### [Exercise prompt]
Copy exactly, and only, the lines below from the first through the one containing "(think) at (187,347)", both included; pictures are omitted.

### [Provided material]

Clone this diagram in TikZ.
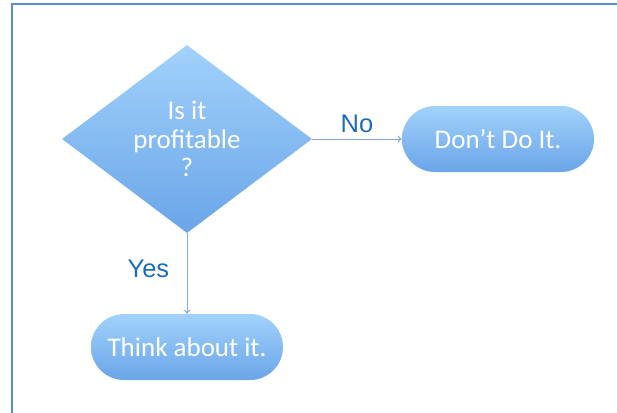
\documentclass[tikz,border=0pt]{standalone}
\usepackage{fontspec}
\setmainfont{Carlito}
\newfontfamily\labelfont{Liberation Sans}
\usetikzlibrary{shapes.geometric,arrows.meta}
\definecolor{frameblue}{HTML}{5B8ED0}
\definecolor{boxtop}{HTML}{A2D2FC}
\definecolor{boxbottom}{HTML}{6AA5E8}
\definecolor{linkblue}{HTML}{86AAD6}
\definecolor{labelblue}{HTML}{1C6DB8}
\tikzset{
  decision/.style={diamond,top color=boxtop,bottom color=boxbottom,draw=none,
    minimum width=250pt,minimum height=188pt,inner sep=0pt,text=white,
    align=center,font=\fontsize{27}{28.5}\selectfont},
  outcome/.style={rectangle,rounded corners=33pt,top color=boxtop,bottom color=boxbottom,
    draw=none,minimum width=192pt,minimum height=66pt,text=white,
    font=\fontsize{27}{28.5}\selectfont},
  link/.style={draw=linkblue,line width=1pt,-{To[length=4pt,width=7pt]}},
  answer/.style={text=labelblue,font=\labelfont\fontsize{25.5}{28}\selectfont}
}
\begin{document}
\begin{tikzpicture}[x=1pt,y=-1pt]
  \useasboundingbox (0,0) rectangle (617,412);
  \clip (0,0) rectangle (617,412);
  \draw[frameblue,line width=2pt] (11.5,430) -- (11.5,4.5) -- (640,4.5);

  \node[decision] (profit) at (187,139) {Is it\\profitable\\?};
  \node[outcome] (dont) at (498,139) {Don’t Do It.};
  \node[outcome] (think) at (187,347) {Think about it.};

  \draw[link] (profit.east) -- (dont.west)
    node[answer,midway,above=2pt] (no) {No};
  \draw[link] (profit.south) -- (think.north)
    node[answer,pos=0.44,left=14pt] (yes) {Yes};
\end{tikzpicture}
\end{document}
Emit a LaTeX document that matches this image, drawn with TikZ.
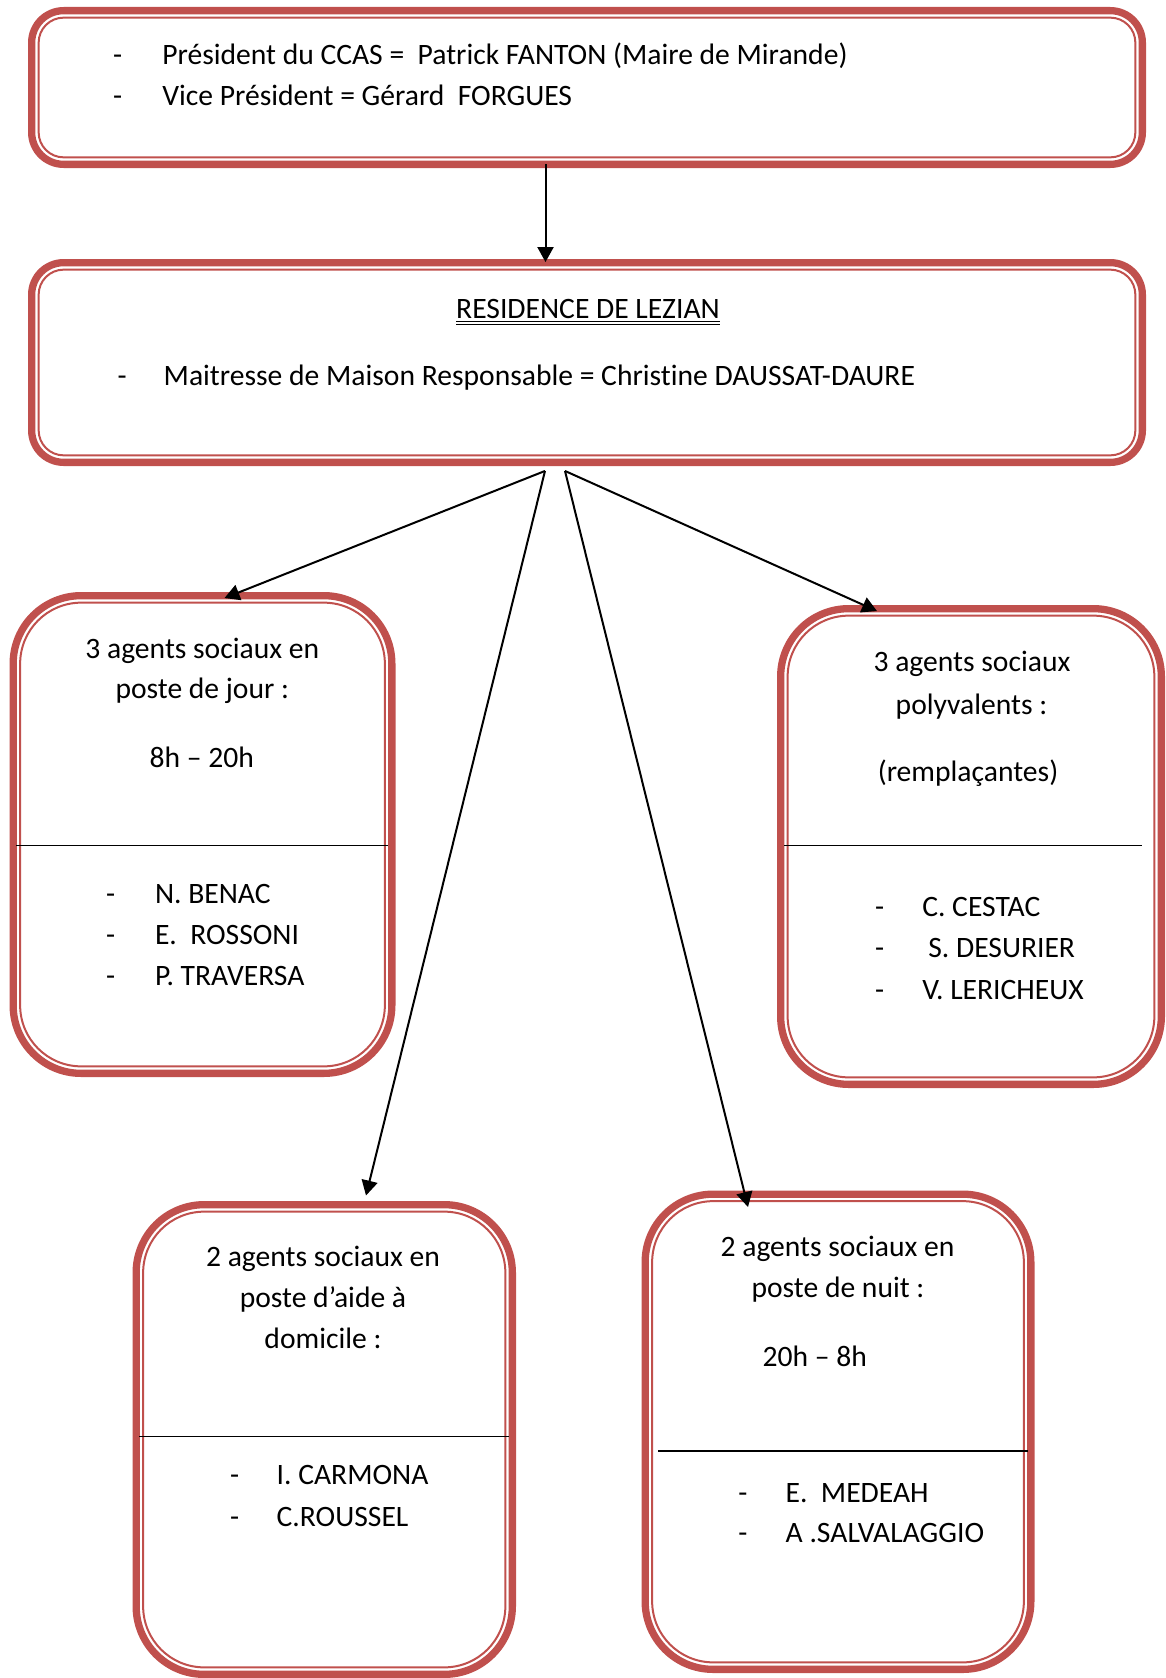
\documentclass[tikz,border=0pt]{standalone}
\usepackage{fontspec}
\setmainfont{Carlito}[Ligatures={NoCommon}]
\usetikzlibrary{arrows.meta,calc}
\definecolor{boxred}{HTML}{C0504D}
\begin{document}
\begin{tikzpicture}[x=1pt,y=-1pt,
  every node/.style={font=\fontsize{29.6}{35}\selectfont, inner sep=0pt, outer sep=0pt},
  obox/.style={draw=boxred, line width=7.3pt, rounded corners=#1, outer sep=0pt},
  ibox/.style={draw=boxred, line width=2pt, rounded corners=#1},
  divider/.style={draw=black, line width=1.4pt},
  arr/.style={draw=black, line width=2pt, -{Triangle[length=15pt,width=16pt]}},
  txt/.style={anchor=base west},
  ctxt/.style={anchor=base}
]
\useasboundingbox (0,0) rectangle (1165,1678);

% ---- boxes ----
\node[obox=32, minimum width=1110.7pt, minimum height=153.7pt] (top) at (587,87.5) {};
\node[obox=32, minimum width=1110.7pt, minimum height=199.7pt] (mid) at (587,362.5) {};
\node[obox=68, minimum width=378.7pt, minimum height=477.7pt] (jour) at (202.5,834.5) {};
\node[obox=68, minimum width=380.7pt, minimum height=475.7pt] (poly) at (971,846.5) {};
\node[obox=68, minimum width=376.2pt, minimum height=469.7pt] (dom) at (324.25,1439.5) {};
\node[obox=68, minimum width=385.7pt, minimum height=475.2pt] (nuit) at (838,1431.75) {};

\foreach \b/\r in {top/25, mid/25, jour/61, poly/61, dom/61, nuit/61}{
  \draw[ibox=\r] ([shift={(7,7)}]\b.north west) rectangle ([shift={(-7,-7)}]\b.south east);
}

% ---- dividers ----
\draw[divider] (16,845.5) -- (388,845.5);
\draw[divider] (784,845.5) -- (1141.5,845.5);
\draw[divider] (139,1436.5) -- (509,1436.5);
\draw[divider] (658,1451) -- (1028,1451);

% ---- top box text ----
\node[txt] (t1d) at (113,64) {-};
\node[txt] (t1) at (162.3,64) {Président du CCAS =\ \ Patrick FANTON (Maire de Mirande)};
\node[txt] (t2d) at (113,105) {-};
\node[txt] (t2) at (162.3,105) {Vice Président = Gérard\ \ FORGUES};

% ---- middle box text ----
\node[ctxt] (title) at (588,318) {RESIDENCE DE LEZIAN};
\draw[line width=1pt] ([shift={(0,3.5)}]title.base west) -- ([shift={(0,3.5)}]title.base east);
\draw[line width=1pt] ([shift={(0,6.5)}]title.base west) -- ([shift={(0,6.5)}]title.base east);
\node[txt] (m1d) at (117.7,385) {-};
\node[txt] (m1) at (163.7,385) {Maitresse de Maison Responsable = Christine DAUSSAT-DAURE};

% ---- jour ----
\node[ctxt] (j1) at (202.3,658.3) {3 agents sociaux en};
\node[ctxt] (j2) at (202.3,698.3) {poste de jour :};
\node[ctxt] (j3) at (201.7,767.3) {8h – 20h};
\node[txt] (j4d) at (106,903.3) {-};
\node[txt] (j4) at (155,903.3) {N. BENAC};
\node[txt] (j5d) at (106,944.3) {-};
\node[txt] (j5) at (155,944.3) {E.\ \ ROSSONI};
\node[txt] (j6d) at (106,985) {-};
\node[txt] (j6) at (155,985) {P. TRAVERSA};

% ---- polyvalents ----
\node[ctxt] (p1) at (972,671) {3 agents sociaux};
\node[ctxt] (p2) at (971.5,714) {polyvalents :};
\node[ctxt] (p3) at (968,781.7) {(remplaçantes)};
\node[txt] (p4d) at (875,916) {-};
\node[txt] (p4) at (922.3,916) {C. CESTAC};
\node[txt] (p5d) at (875,957.7) {-};
\node[txt] (p5) at (928.3,957.7) {S. DESURIER};
\node[txt] (p6d) at (875,999) {-};
\node[txt] (p6) at (922.3,999) {V. LERICHEUX};

% ---- domicile ----
\node[ctxt] (d1) at (323,1266.5) {2 agents sociaux en};
\node[ctxt] (d2) at (323,1307) {poste d’aide à};
\node[ctxt] (d3) at (323,1348.8) {domicile :};
\node[txt] (d4d) at (230,1484.3) {-};
\node[txt] (d4) at (276.7,1484.3) {I. CARMONA};
\node[txt] (d5d) at (230,1526) {-};
\node[txt] (d5) at (276.7,1526) {C.ROUSSEL};

% ---- nuit ----
\node[ctxt] (n1) at (837.5,1256.7) {2 agents sociaux en};
\node[ctxt] (n2) at (838,1297.3) {poste de nuit :};
\node[txt] (n3) at (762.7,1366) {20h – 8h};
\node[txt] (n4d) at (738.3,1502.3) {-};
\node[txt] (n4) at (785.7,1502.3) {E.\ \ MEDEAH};
\node[txt] (n5d) at (738.3,1542.3) {-};
\node[txt] (n5) at (785.7,1542.3) {A .SALVALAGGIO};

% ---- connectors ----
\coordinate (sL) at ([shift={(-42,8.6)}]mid.south);
\coordinate (sR) at ([shift={(-22,8.6)}]mid.south);
\draw[arr] ([shift={(-41.5,0)}]top.south) -- ([shift={(-41.5,-0.6)}]mid.north);
\draw[arr] (sL) -- ([shift={(22,2.4)}]jour.north);
\draw[arr] (sL) -- ([shift={(41.75,-9.15)}]dom.north);
\draw[arr] (sR) -- ([shift={(-94,2.4)}]poly.north);
\draw[arr] (sR) -- ([shift={(-90,12.85)}]nuit.north);
\end{tikzpicture}
\end{document}
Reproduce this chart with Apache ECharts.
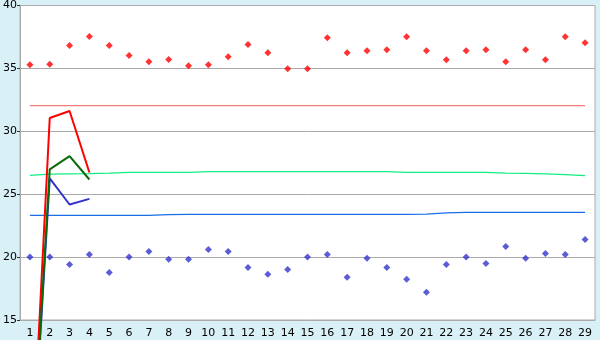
<!DOCTYPE html>
<html><head><meta charset="utf-8">
<script src="https://cdn.jsdelivr.net/npm/echarts@6/dist/echarts.min.js"></script>
<style>html,body{margin:0;padding:0;background:#daf0f7;}#c{width:600px;height:340px;}</style>
</head><body><div id="c"></div>
<script>
var categories = ['1','2','3','4','5','6','7','8','9','10','11','12','13','14','15','16','17','18','19','20','21','22','23','24','25','26','27','28','29'];
var yTicks = {min: 15, max: 40, interval: 5};
var redPoints = [35.3,35.32,36.83,37.54,36.83,36.03,35.53,35.71,35.21,35.29,35.93,36.9,36.25,34.97,34.97,37.43,36.25,36.4,36.48,37.51,36.4,35.69,36.4,36.48,35.53,36.48,35.69,37.51,37.04];
var bluePoints = [20.0,20.0,19.42,20.21,18.78,20.0,20.45,19.82,19.82,20.61,20.45,19.18,18.63,19.02,20.0,20.21,18.39,19.9,19.18,18.23,17.2,19.42,20.0,19.5,20.85,19.9,20.29,20.21,21.4];
var redLevel = [32.04,32.04,32.04,32.04,32.04,32.04,32.04,32.04,32.04,32.04,32.04,32.04,32.04,32.04,32.04,32.04,32.04,32.04,32.04,32.04,32.04,32.04,32.04,32.04,32.04,32.04,32.04,32.04,32.04];
var greenLevel = [26.5,26.6,26.62,26.64,26.68,26.74,26.74,26.74,26.74,26.8,26.8,26.8,26.8,26.8,26.8,26.8,26.8,26.8,26.8,26.74,26.74,26.74,26.74,26.74,26.68,26.66,26.62,26.55,26.48];
var blueLevel = [23.32,23.32,23.32,23.32,23.32,23.32,23.32,23.38,23.4,23.4,23.4,23.4,23.4,23.4,23.4,23.4,23.4,23.4,23.4,23.4,23.42,23.52,23.55,23.55,23.55,23.55,23.55,23.55,23.55];
var redShort = [0,31.06,31.61,26.72];
var greenShort = [0,26.98,28.02,26.17];
var blueShort = [0,26.25,24.18,24.63];

var chart = echarts.init(document.getElementById('c'), null, {renderer:'canvas'});
function lvl(data, color){
  return {type:'line', data:data, symbol:'none', lineStyle:{color:color, width:1.3}, silent:true, z:3};
}
function shortLine(data, color){
  return {type:'line', data:data, symbol:'none', clip:false, lineStyle:{color:color, width:2}, silent:true, z:4};
}
chart.setOption({
  animation:false,
  backgroundColor:'#daf0f7',
  grid:{left:20, right:5, top:5, bottom:20, show:true, backgroundColor:'#ffffff', borderColor:'#aaaaaa', borderWidth:1},
  xAxis:{type:'category', data:categories, boundaryGap:true,
    axisLine:{lineStyle:{color:'#aaaaaa'}},
    axisTick:{alignWithLabel:true, length:6, lineStyle:{color:'#333333'}},
    axisLabel:{color:'#000', fontFamily:'DejaVu Sans', fontSize:11, margin:8, interval:0}},
  yAxis:{type:'value', min:yTicks.min, max:yTicks.max, interval:yTicks.interval,
    axisLine:{show:true, lineStyle:{color:'#aaaaaa'}},
    axisTick:{show:true, length:3, lineStyle:{color:'#333333'}},
    axisLabel:{color:'#000', fontFamily:'DejaVu Sans', fontSize:11, margin:3},
    splitLine:{lineStyle:{color:'#aaaaaa'}}},
  series:[
    lvl(redLevel, '#f47c7c'),
    lvl(greenLevel, '#11ee80'),
    lvl(blueLevel, '#1a6ee8'),
    shortLine(redShort, '#ff0000'),
    shortLine(blueShort, '#3333cc'),
    shortLine(greenShort, '#0a6a0a'),
    {type:'scatter', data:redPoints, symbol:'diamond', symbolSize:7, itemStyle:{color:'#ff0000'}, z:5},
    {type:'scatter', data:bluePoints, symbol:'diamond', symbolSize:7, itemStyle:{color:'#3333cc'}, z:5}
  ]
});
</script></body></html>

### [Exercise result]
Clone this diagram in TikZ.
\documentclass[tikz,border=0pt]{standalone}
\usepackage{fontspec}
\setmainfont{Carlito}
\newfontfamily\labelfont{Liberation Sans}
\usetikzlibrary{shapes.geometric,arrows.meta}
\definecolor{frameblue}{HTML}{5B8ED0}
\definecolor{boxtop}{HTML}{A2D2FC}
\definecolor{boxbottom}{HTML}{6AA5E8}
\definecolor{linkblue}{HTML}{86AAD6}
\definecolor{labelblue}{HTML}{1C6DB8}
\tikzset{
  decision/.style={diamond,top color=boxtop,bottom color=boxbottom,draw=none,
    minimum width=250pt,minimum height=188pt,inner sep=0pt,text=white,
    align=center,font=\fontsize{27}{28.5}\selectfont},
  outcome/.style={rectangle,rounded corners=33pt,top color=boxtop,bottom color=boxbottom,
    draw=none,minimum width=192pt,minimum height=66pt,text=white,
    font=\fontsize{27}{28.5}\selectfont},
  link/.style={draw=linkblue,line width=1pt,-{To[length=4pt,width=7pt]}},
  answer/.style={text=labelblue,font=\labelfont\fontsize{25.5}{28}\selectfont}
}
\begin{document}
\begin{tikzpicture}[x=1pt,y=-1pt]
  \useasboundingbox (0,0) rectangle (617,412);
  \clip (0,0) rectangle (617,412);
  \draw[frameblue,line width=2pt] (11.5,430) -- (11.5,4.5) -- (640,4.5);

  \node[decision] (profit) at (187,139) {Is it\\profitable\\?};
  \node[outcome] (dont) at (498,139) {Don’t Do It.};
  \node[outcome] (think) at (187,347) {Think about it.};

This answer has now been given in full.